After Cuba implemented the Soviet-directed System for Economic Planning and Management (SDPE) in 1975, Cuban scholars and Cold War ideologues began talking about the Sovietization of Cuba. Many interpreted the adoption of SDPE as a signal that Havana’s fate would now be dependent on the imperatives of Soviet central planning.
In its most ideal form, the idea of Sovietization implies that, in the decade of the 1970s, revolutionary Cuba’s political and economic relationship with the Soviet bloc had become the equivalent to prerevolutionary Cuba’s dependence on the United States.

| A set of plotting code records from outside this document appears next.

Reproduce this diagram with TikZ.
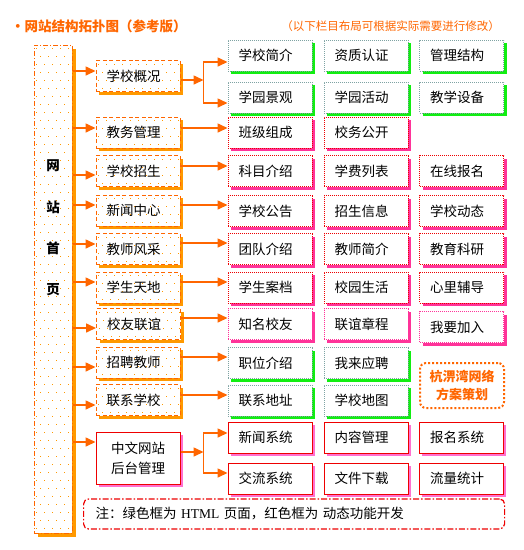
\documentclass[tikz,border=0pt]{standalone}
\usepackage{fontspec}
\setmainfont{Noto Sans CJK SC}
\newfontfamily\serifl{Liberation Serif}
\usetikzlibrary{arrows.meta,shadows}

\definecolor{lineor}{HTML}{FF6600}
\definecolor{shador}{HTML}{FF9900}
\definecolor{dotor}{HTML}{FF9900}
\definecolor{gshadow}{HTML}{11EE11}
\definecolor{gborder}{HTML}{7FA3A3}
\definecolor{rborder}{HTML}{EE0000}
\definecolor{pshadow}{HTML}{FF3399}
\definecolor{cshadow}{HTML}{FF70D0}

\begin{document}
\begin{tikzpicture}[x=1pt,y=-1pt,
  dotsfill/.style 2 args={path picture={
    \foreach \i in {0,...,#1}{\foreach \j in {0,...,#2}{
      \fill[dotor] ([xshift={\i*8pt+2pt+4pt*mod(\j,2)}, yshift={-\j*8pt-3pt}]path picture bounding box.north west) rectangle +(1.3,1.3);}}}},
  boxbase/.style={inner sep=0pt, minimum width=84pt, minimum height=31pt,
    font=\fontsize{13.5}{16}\selectfont, execute at begin node={\kern-9pt}},
  lone/.style={boxbase, draw=lineor, line width=1pt, dash pattern=on 4pt off 2.5pt, fill=white,
    drop shadow={shadow xshift=3pt, shadow yshift=-3pt, fill=shador, opacity=1},
    dotsfill={10}{3}},
  lback/.style={inner sep=0pt, minimum width=84pt, minimum height=52pt, align=left,
    font=\fontsize{13.5}{20}\selectfont, draw=rborder, line width=1pt, fill=white,
    drop shadow={shadow xshift=2.5pt, shadow yshift=-2.5pt, fill=cshadow, opacity=1}},
  gbox/.style={boxbase, draw=gborder, line width=1pt, dash pattern=on 1pt off 1pt, fill=white,
    drop shadow={shadow xshift=3pt, shadow yshift=-3pt, fill=gshadow, opacity=1}},
  rbox/.style={boxbase, draw=rborder, line width=1pt, dash pattern=on 1pt off 1pt, fill=white,
    drop shadow={shadow xshift=3pt, shadow yshift=-3pt, fill=pshadow, opacity=1}},
  pbox/.style={boxbase, draw=pshadow, line width=1pt, dash pattern=on 1pt off 1pt, fill=white,
    drop shadow={shadow xshift=3pt, shadow yshift=-3pt, fill=pshadow, opacity=1}},
  bbox/.style={boxbase, draw=rborder, line width=1pt, fill=white,
    drop shadow={shadow xshift=2.5pt, shadow yshift=-2.5pt, fill=cshadow, opacity=1}},
  bigbox/.style={inner sep=0pt, minimum width=38pt, minimum height=488pt, draw=lineor, line width=1pt,
    dash pattern=on 5pt off 2pt on 1pt off 2pt, fill=white,
    drop shadow={shadow xshift=3.5pt, shadow yshift=-4pt, fill=shador, opacity=1},
    dotsfill={4}{60}},
  hometxt/.style={inner sep=0pt, align=center, font=\bfseries\fontsize{13.5}{41.3}\selectfont},
  notebox/.style={draw=rborder, line width=1.2pt, dash pattern=on 6pt off 2pt on 1.5pt off 2pt,
    rounded corners=5pt, text width=397pt, inner xsep=12pt, inner ysep=0pt, minimum height=30pt,
    align=left, font=\fontsize{13.5}{16}\selectfont},
  planbox/.style={draw=lineor, line width=2pt, dash pattern=on 2pt off 2pt, rounded corners=6pt,
    minimum width=84pt, minimum height=45pt, inner sep=0pt, text=lineor, align=center,
    font=\bfseries\fontsize{13}{18}\selectfont},
  titletxt/.style={inner sep=0pt, text=lineor, font=\bfseries\fontsize{13.5}{16}\selectfont},
  subtxt/.style={inner sep=0pt, text=lineor, font=\fontsize{11.5}{14}\selectfont},
  conn/.style={draw=lineor, line width=1.6pt, -{Triangle[length=10pt,width=9pt]}},
  connl/.style={draw=lineor, line width=1.6pt, line cap=rect}
]
\fill[white] (0,0) rectangle (524,550);
\useasboundingbox (0,0) rectangle (524,550);

% titles
\node[titletxt, anchor=west] (title) at (11,26) {·网站结构拓扑图（参考版）};
\node[subtxt, anchor=east] (subtitle) at (500,26) {（以下栏目布局可根据实际需要进行修改）};

% home column
\node[bigbox] (home) at (53,289) {};
\node[hometxt] (hometext) at (53,228) {网\\站\\首\\页};

% level 1
\node[lone] (l1) at (138,76) {学校概况};
\node[lone] (l2) at (138,132.5) {教务管理};
\node[lone] (l3) at (138,171) {学校招生};
\node[lone] (l4) at (138,210.5) {新闻中心};
\node[lone] (l5) at (138,249) {教师风采};
\node[lone] (l6) at (138,287.5) {学生天地};
\node[lone] (l7) at (138.5,324) {校友联谊};
\node[lone] (l8) at (138,362.5) {招聘教师};
\node[lone] (l9) at (138,400) {联系学校};
\node[lback] (l10) at (138,458) {中文网站\\后台管理};

% level 2
\node[gbox] (r1a) at (270,55.5) {学校简介};
\node[gbox] (r1b) at (366,55.5) {资质认证};
\node[gbox] (r1c) at (461.5,55.5) {管理结构};
\node[gbox] (r2a) at (270,97.5) {学园景观};
\node[gbox] (r2b) at (366,97.5) {学园活动};
\node[gbox] (r2c) at (461.5,97.5) {教学设备};
\node[rbox] (r3a) at (270,132.5) {班级组成};
\node[rbox] (r3b) at (366,132.5) {校务公开};
\node[rbox] (r4a) at (270,171) {科目介绍};
\node[rbox] (r4b) at (366,171) {学费列表};
\node[rbox] (r4c) at (461.5,171) {在线报名};
\node[rbox] (r5a) at (270,211) {学校公告};
\node[rbox] (r5b) at (366,211) {招生信息};
\node[rbox] (r5c) at (461.5,211) {学校动态};
\node[rbox] (r6a) at (270,249) {团队介绍};
\node[rbox] (r6b) at (366,249) {教师简介};
\node[rbox] (r6c) at (461.5,249) {教育科研};
\node[rbox] (r7a) at (270,287.5) {学生案档};
\node[rbox] (r7b) at (366,287.5) {校园生活};
\node[rbox] (r7c) at (461.5,287.5) {心里辅导};
\node[pbox] (r8a) at (270,324) {知名校友};
\node[pbox] (r8b) at (366,324) {联谊章程};
\node[pbox] (r8c) at (461.5,327) {我要加入};
\node[gbox] (r9a) at (270,363) {职位介绍};
\node[gbox] (r9b) at (366,363) {我来应聘};
\node[gbox] (r10a) at (270,400.5) {联系地址};
\node[gbox] (r10b) at (366,400.5) {学校地图};
\node[bbox] (r11a) at (270,437.5) {新闻系统};
\node[bbox] (r11b) at (366,437.5) {内容管理};
\node[bbox] (r11c) at (461.5,437.5) {报名系统};
\node[bbox] (r12a) at (270,478.5) {交流系统};
\node[bbox] (r12b) at (366,478.5) {文件下载};
\node[bbox] (r12c) at (461.5,478.5) {流量统计};

\node[planbox] (plan) at (462,385.5) {杭淠湾网络\\方案策划};

\node[notebox, anchor=west] (note) at (83,514) {注：绿色框为 {\serifl HTML} 页面，红色框为 动态功能开发};

% connectors from home
\draw[conn] ([yshift=5pt]l1.west -| home.east) -- ([yshift=5pt]l1.west);
\draw[conn] ([yshift=4.5pt]l2.west -| home.east) -- ([yshift=4.5pt]l2.west);
\draw[conn] ([yshift=-4pt]l3.west -| home.east) -- ([yshift=-4pt]l3.west);
\draw[conn] ([yshift=5.5pt]l4.west -| home.east) -- ([yshift=5.5pt]l4.west);
\draw[conn] ([yshift=5pt]l5.west -| home.east) -- ([yshift=5pt]l5.west);
\draw[conn] ([yshift=5.5pt]l6.west -| home.east) -- ([yshift=5.5pt]l6.west);
\draw[conn] ([yshift=-4pt]l7.west -| home.east) -- ([yshift=-4pt]l7.west);
\draw[conn] ([yshift=-4.5pt]l8.west -| home.east) -- ([yshift=-4.5pt]l8.west);
\draw[conn] ([yshift=-5pt]l9.west -| home.east) -- ([yshift=-5pt]l9.west);
\draw[conn] ([yshift=16pt]l10.west -| home.east) -- ([yshift=16pt]l10.west);

% row 1 branch
\coordinate (j1) at ([xshift=23pt,yshift=-4pt]l1.east);
\draw[conn] ([yshift=-4pt]l1.east) -- (j1);
\draw[connl] ([yshift=-6.5pt]r1a.west -| j1) -- ([yshift=-5.5pt]r2a.west -| j1);
\draw[conn] ([yshift=-6.5pt]r1a.west -| j1) -- ([yshift=-6.5pt]r1a.west);
\draw[conn] ([yshift=-5.5pt]r2a.west -| j1) -- ([yshift=-5.5pt]r2a.west);

% single rows
\draw[conn] ([yshift=4.5pt]l2.east) -- ([yshift=4.5pt]l2.east -| r3a.west);
\draw[conn] ([yshift=5pt]l3.east) -- ([yshift=5pt]l3.east -| r4a.west);
\draw[conn] ([yshift=5.5pt]l4.east) -- ([yshift=5.5pt]l4.east -| r5a.west);
\draw[conn] ([yshift=6pt]l5.east) -- ([yshift=6pt]l5.east -| r6a.west);
\draw[conn] ([yshift=5.5pt]l6.east) -- ([yshift=5.5pt]l6.east -| r7a.west);
\draw[conn] ([yshift=6pt]l7.east) -- ([yshift=6pt]l7.east -| r8a.west);
\draw[conn] ([yshift=5.5pt]l8.east) -- ([yshift=5.5pt]l8.east -| r9a.west);
\draw[conn] ([yshift=5pt]l9.east) -- ([yshift=5pt]l9.east -| r10a.west);

% back-office branch
\coordinate (j2) at ([xshift=23pt,yshift=6pt]l10.east);
\draw[conn] ([yshift=6pt]l10.east) -- (j2);
\draw[connl] ([yshift=4.5pt]r11a.west -| j2) -- ([yshift=5.5pt]r12a.west -| j2);
\draw[conn] ([yshift=4.5pt]r11a.west -| j2) -- ([yshift=4.5pt]r11a.west);
\draw[conn] ([yshift=5.5pt]r12a.west -| j2) -- ([yshift=5.5pt]r12a.west);
\end{tikzpicture}
\end{document}
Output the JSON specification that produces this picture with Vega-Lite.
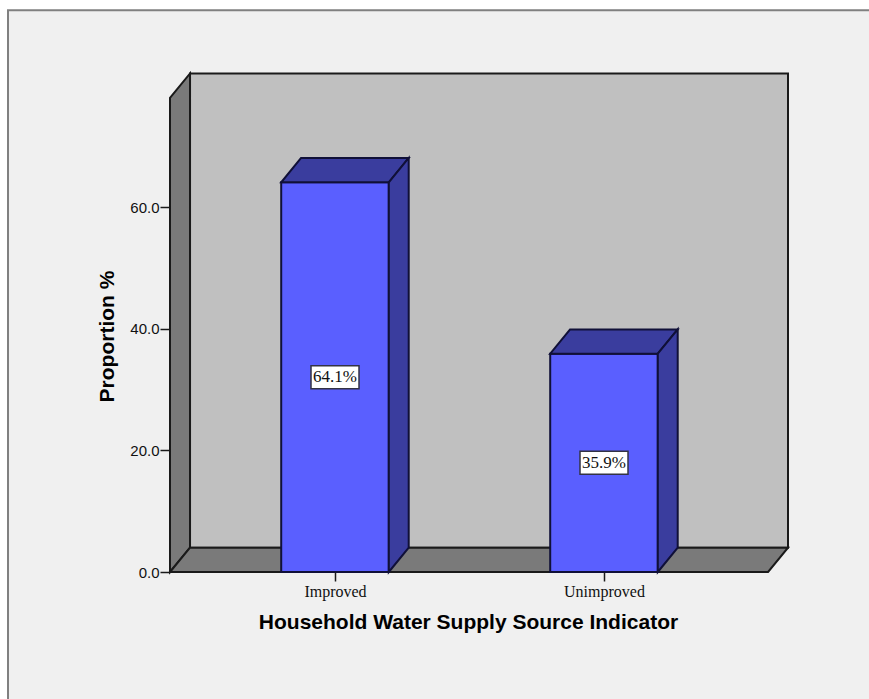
{
  "$schema": "https://vega.github.io/schema/vega-lite/v6.json",
  "width": 618,
  "height": 499,
  "autosize": {"type": "none"},
  "padding": {"left": 170, "top": 73, "right": 81, "bottom": 127},
  "background": "#ffffff",
  "view": {"stroke": null},
  "datasets": {
    "panel": [{"left": -0.2156, "right": 3.3, "top": 92.4, "bottom": -30}],
    "backWall": [{"left": 0.461, "right": 2.684, "top": 82, "bottom": 4}],
    "sideWall": [
      {"x": 0.3866, "low": 0, "high": 78},
      {"x": 0.461, "low": 4, "high": 82}
    ],
    "floor": [
      {"y": 0, "left": 0.3866, "right": 2.61},
      {"y": 4, "left": 0.461, "right": 2.684}
    ],
    "bars": [
      {"category": "Improved", "position": 1, "left": 0.8, "right": 1.2, "value": 64.1, "middle": 32.05, "label": "64.1%"},
      {"category": "Unimproved", "position": 2, "left": 1.8, "right": 2.2, "value": 35.9, "middle": 17.95, "label": "35.9%"}
    ],
    "barTops": [
      {"category": "Improved", "y": 64.1, "left": 0.8, "right": 1.2},
      {"category": "Improved", "y": 68.1, "left": 0.874, "right": 1.274},
      {"category": "Unimproved", "y": 35.9, "left": 1.8, "right": 2.2},
      {"category": "Unimproved", "y": 39.9, "left": 1.874, "right": 2.274}
    ],
    "barSides": [
      {"category": "Improved", "x": 1.2, "low": 0, "high": 64.1},
      {"category": "Improved", "x": 1.274, "low": 4, "high": 68.1},
      {"category": "Unimproved", "x": 2.2, "low": 0, "high": 35.9},
      {"category": "Unimproved", "x": 2.274, "low": 4, "high": 39.9}
    ]
  },
  "layer": [
    {
      "data": {"name": "panel"},
      "mark": {"type": "rect", "fill": "#f0f0f0", "stroke": "#808080", "strokeWidth": 2, "clip": false},
      "encoding": {
        "x": {
          "field": "left", "type": "quantitative",
          "scale": {"domain": [0.3866, 2.684], "nice": false, "zero": false},
          "axis": {
            "title": "Household Water Supply Source Indicator",
            "titleFont": "Liberation Sans", "titleFontSize": 21, "titleFontWeight": "bold", "titleColor": "#000000",
            "titleX": 298, "titleY": 50, "titleBaseline": "middle",
            "values": [1, 2],
            "labelExpr": "datum.value == 1 ? 'Improved' : 'Unimproved'",
            "labelFont": "Liberation Serif", "labelFontSize": 16, "labelColor": "#111111", "labelPadding": 2,
            "tickSize": 9, "tickColor": "#1a1a1a", "tickWidth": 1.5,
            "domain": false, "grid": false, "zindex": 1
          }
        },
        "x2": {"field": "right"},
        "y": {
          "field": "top", "type": "quantitative",
          "scale": {"domain": [0, 82.07], "nice": false, "zero": false},
          "axis": {
            "title": "Proportion %",
            "titleFont": "Liberation Sans", "titleFontSize": 21, "titleFontWeight": "bold", "titleColor": "#000000",
            "titleX": -63, "titleY": 263, "titleBaseline": "middle",
            "values": [0, 20, 40, 60], "format": ".1f",
            "labelFont": "Liberation Sans", "labelFontSize": 15, "labelColor": "#111111", "labelPadding": 1,
            "tickSize": 10, "tickColor": "#1a1a1a", "tickWidth": 1.5,
            "domain": false, "grid": false, "zindex": 1
          }
        },
        "y2": {"field": "bottom"}
      }
    },
    {
      "data": {"name": "backWall"},
      "mark": {"type": "rect", "fill": "#c0c0c0", "stroke": "#1a1a1a", "strokeWidth": 2, "clip": false},
      "encoding": {
        "x": {"field": "left", "type": "quantitative"},
        "x2": {"field": "right"},
        "y": {"field": "top", "type": "quantitative"},
        "y2": {"field": "bottom"}
      }
    },
    {
      "data": {"name": "sideWall"},
      "mark": {"type": "area", "orient": "vertical", "fill": "#7a7a7a", "stroke": "#1a1a1a", "strokeWidth": 2, "clip": false},
      "encoding": {
        "x": {"field": "x", "type": "quantitative"},
        "y": {"field": "low", "type": "quantitative"},
        "y2": {"field": "high"}
      }
    },
    {
      "data": {"name": "floor"},
      "mark": {"type": "area", "orient": "horizontal", "fill": "#7a7a7a", "stroke": "#1a1a1a", "strokeWidth": 2, "clip": false},
      "encoding": {
        "y": {"field": "y", "type": "quantitative"},
        "x": {"field": "left", "type": "quantitative"},
        "x2": {"field": "right"}
      }
    },
    {
      "data": {"name": "bars"},
      "mark": {"type": "rect", "fill": "#5a5fff", "stroke": "#101038", "strokeWidth": 2, "clip": false},
      "encoding": {
        "x": {"field": "left", "type": "quantitative"},
        "x2": {"field": "right"},
        "y": {"field": "value", "type": "quantitative"},
        "y2": {"datum": 0}
      }
    },
    {
      "data": {"name": "barTops"},
      "mark": {"type": "area", "orient": "horizontal", "fill": "#3a3d9e", "stroke": "#101038", "strokeWidth": 2, "clip": false},
      "encoding": {
        "detail": {"field": "category"},
        "y": {"field": "y", "type": "quantitative"},
        "x": {"field": "left", "type": "quantitative"},
        "x2": {"field": "right"}
      }
    },
    {
      "data": {"name": "barSides"},
      "mark": {"type": "area", "orient": "vertical", "fill": "#3a3d9e", "stroke": "#101038", "strokeWidth": 2, "clip": false},
      "encoding": {
        "detail": {"field": "category"},
        "x": {"field": "x", "type": "quantitative"},
        "y": {"field": "low", "type": "quantitative"},
        "y2": {"field": "high"}
      }
    },
    {
      "data": {"name": "bars"},
      "mark": {"type": "rect", "width": 48, "height": 23, "fill": "#ffffff", "stroke": "#333344", "strokeWidth": 1.5},
      "encoding": {
        "x": {"field": "position", "type": "quantitative"},
        "y": {"field": "middle", "type": "quantitative"}
      }
    },
    {
      "data": {"name": "bars"},
      "mark": {"type": "text", "font": "Liberation Serif", "fontSize": 17, "color": "#111111", "align": "center", "baseline": "middle"},
      "encoding": {
        "x": {"field": "position", "type": "quantitative"},
        "y": {"field": "middle", "type": "quantitative"},
        "text": {"field": "label"}
      }
    }
  ]
}
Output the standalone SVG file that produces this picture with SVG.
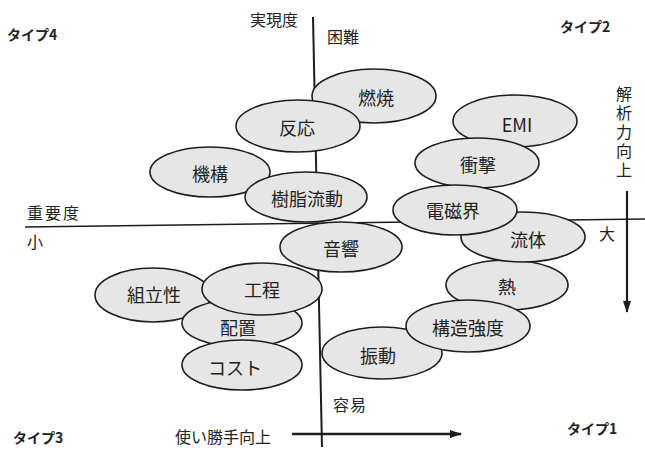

Some scholars asserted that, because of this dependency,
revolutionary Cuba has been forced to institute a Soviet-style system domestically and to serve as a Soviet proxy internationally.
Many Cubans disagreed, however, describing the relationship with the Soviet Union as a mutually beneficial partneship from which both states gained value. As Fidel Castro has argued:
How can the Soviet Union be labeled imperialist? Where are its monopoly corporations? Where is its participation in the multinational companies? What factories, what mines, what oil fields does it own in the underdeveloped world? What worker is exploited in any country of Asia, Africa, or Latin America by Soviet capital?
It is a certainty, however, that after the early 1970s, Cuba’s trade was increasingly concentrated with the Soviet economies.
One Cubanologist pessimistically noted the implications of the close Soviet-Cuban relationship as early as 1981, stating that:
The USSR has the capacity to cut the supply to the island of virtually all oil, most capital and intermediate goods, and probably all weaponry. Additionally, loss of Soviet markets would mean an end to their buying about half of Cuban sugar at three times the price of the market as well as purchase of substantial amounts of nickel also at a subsidized price. The USSR could also exert powerful influence over such COMECON countries as the GDR, Czechoslovakia, and Bulgaria, which are particularly the key ones in trade with Cuba, to stop economic relations with Cuba.
This once inconceivable scenario became a reality in 1990. Consequently, the impact on Havana of the absence of Soviet assistance provides the most persuasive argument for the extent to which the patron-client relationship had penetrated all facets of the urban environment.